6. Connection to Scaling and Extrapolation Laws
The behavior of RoPE-based models at long context lengths is determined by the periodicity introduced by rotary angles, controlled by the rotary base parameter in the original RoPE equations. Though the notion of Spherical RoPE is not addressed explicitly in scaling law analyses, the generalization to spherical geometry motivates the paper of angular coverage and basis scaling (Liu et al., 2023).
The concept of a “critical dimension” (the highest dimension that cycles completely over the sequence length during training) is analogous in Spherical RoPE to the need for sufficient coverage across the sphere: the angular resolution (analogous to rotary base or angular frequency scaling) should ensure that the learned representation is robust for all spatial positions within the dataset’s support.
A plausible implication is that proper selection of angular scaling parameters (potentially analogous to the rotary base in 1D RoPE) is critical both for coverage and for extrapolation to unseen or out-of-distribution geotokens. Uniform samplings over the sphere and careful training-length calibration are thus essential for robustness.
7. Applications and Future Directions
Spherical RoPE enables new Transformer-based modeling strategies for tasks:
- Geospatial Analysis: Urban planning, environmental modeling, and location-based information retrieval, where spatial relationships matter.
- Multi-modal Fusion: Integrating textual and visual data via geotokens, thus facilitating reasoning that is grounded in physical space.
- Cartographic and Generative Modeling: Direct encoding of locations in generative frameworks, enabling map generation, simulation, or spatial prediction.

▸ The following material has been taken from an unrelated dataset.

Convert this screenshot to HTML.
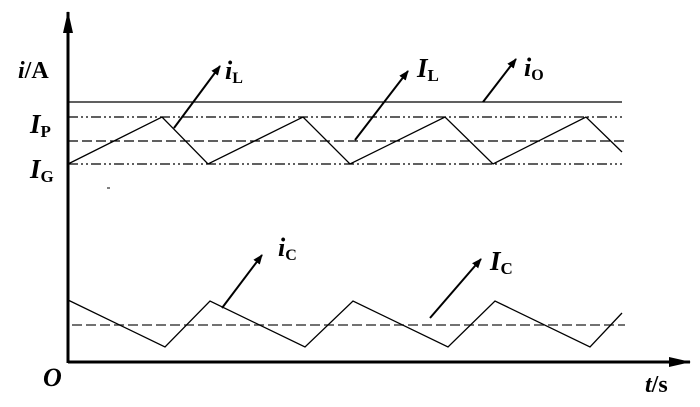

- Astronomical and Spherical Data Domains: Any problem where data is natively distributed on a sphere, such as celestial mapping or omnidirectional imaging.
- Extensions to Other Manifolds: The design principles may be generalized to SO(n) or hyperbolic geometries, suggesting avenues for further theoretical and empirical exploration.
While empirical results are suggestive, the full benefit of Spherical RoPE requires continued benchmarking against traditional encodings on both synthetic and real-world geospatial datasets. Scalability and dimension-alignment for very high-dimensional embeddings in multi-modal transformers remain active engineering challenges (Unlu, 2023). Future work may refine angular scaling mechanisms, explore learnable rotation parameters, or extend the technique beyond geospatial to other manifold-structured domains.
In summary, Spherical RoPE formalizes the adaptation of rotary positional encoding to spherical geometries, directly encoding geotoken latitudes and longitudes as 3D rotations, thereby enabling transformers to natively handle spatial relationships and distances. This method preserves computational tractability, improves geometric faithfulness in geospatial tasks, and opens new directions in manifold-aware neural modeling.